For Price, practicing outside is different than practicing at home. Outdoors, his music interacts with the environment in ways that it doesn’t in a room. In open spaces, his music becomes part of the world; it travels and lands in unexpected places and interacts with more than just four walls. Although, as Price will tell you, playing indoors is just as important.

“If I want to play loud and with high notes, the walls make me feel trapped because the sound bounces back to me. Outside I can play as loud and as high as I want,” he says. “The good part about practicing indoors is that I can adjust my volume to sound like I am playing in a private party. Music is meant to be played in a public forum and to be played indoors with one person listening – yourself.”

Since March, Price has found his music to be a connection between himself and anyone within earshot. His regular practicing has been a vibrant point of light to counteract the worries of day-to-day life. In fact, several readers wrote to let us know how much his playing has comforted them during this time. These small connections are not lost on Price.

“Last week a gentleman around 25 years old came up to me in a wheelchair and thanked me for making him and his girlfriend feel good. He wanted to give me a can of beer!” Price recalls with delight. “Also, a lady came up to me in her car and said she had been trying to find me for a few weeks. She offered me a job to play the National Anthem at her meeting of the Rotary Club. There is a student who I taught when he was in eighth grade who saw me at the Providence River last Saturday, practicing, and called his mother on his cell phone and then took a picture of both of us. I almost cried!”
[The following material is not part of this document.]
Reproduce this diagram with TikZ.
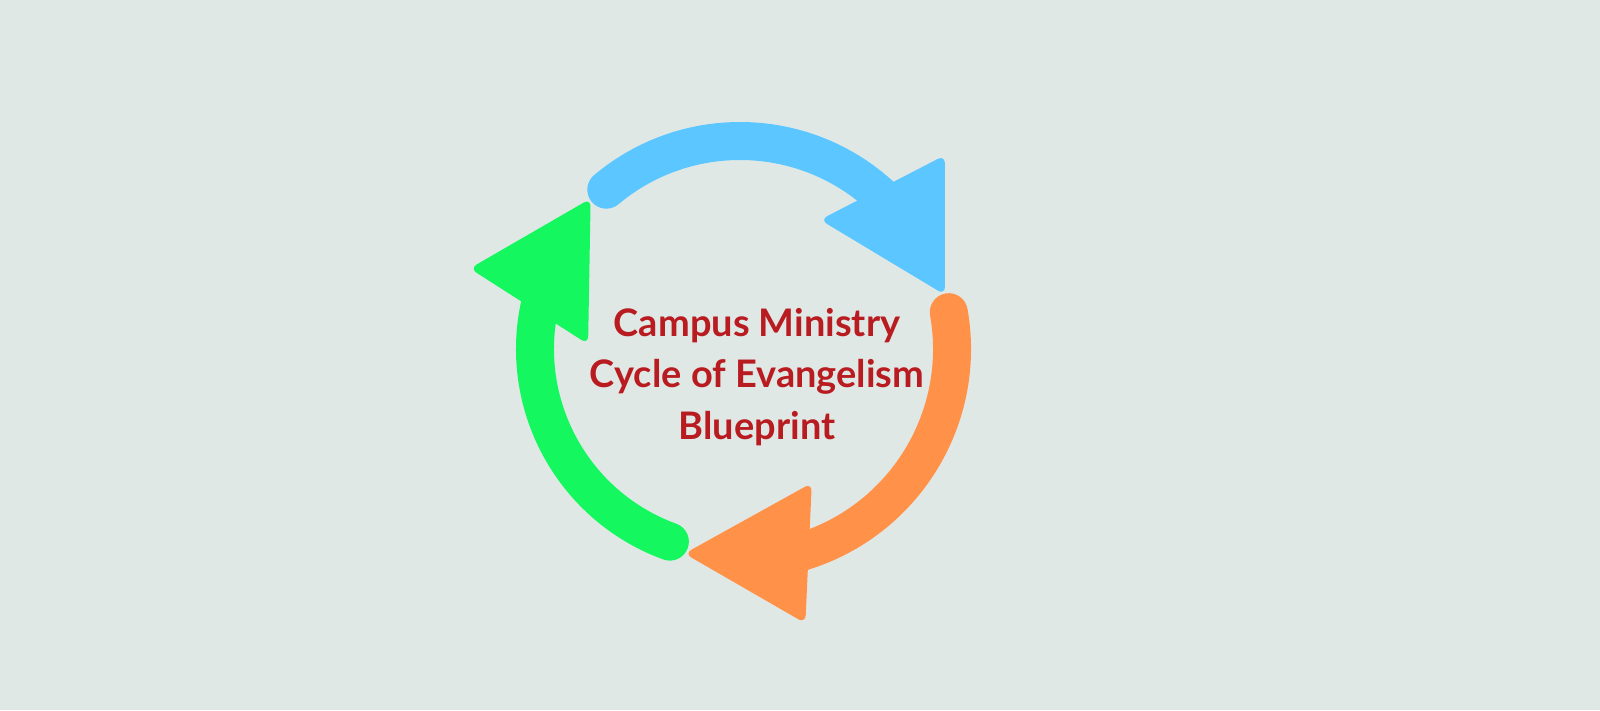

The canon of Price is vast: He has an Armed Forces medley that the “workers on Main Street like” and renditions of Ave Maria, Duke Ellington songs, pop standards, jazz ballads, and even the occasional Beatles tune that might make a teenager on a skateboard stop and say “I know that tune!”

All of this adds up to a shared joy, an embrace and connection over songs presented in their most basic and unpolished forms that, as Price says, “makes me feel good!”

Thankfully, Price is still out there sharing that feeling.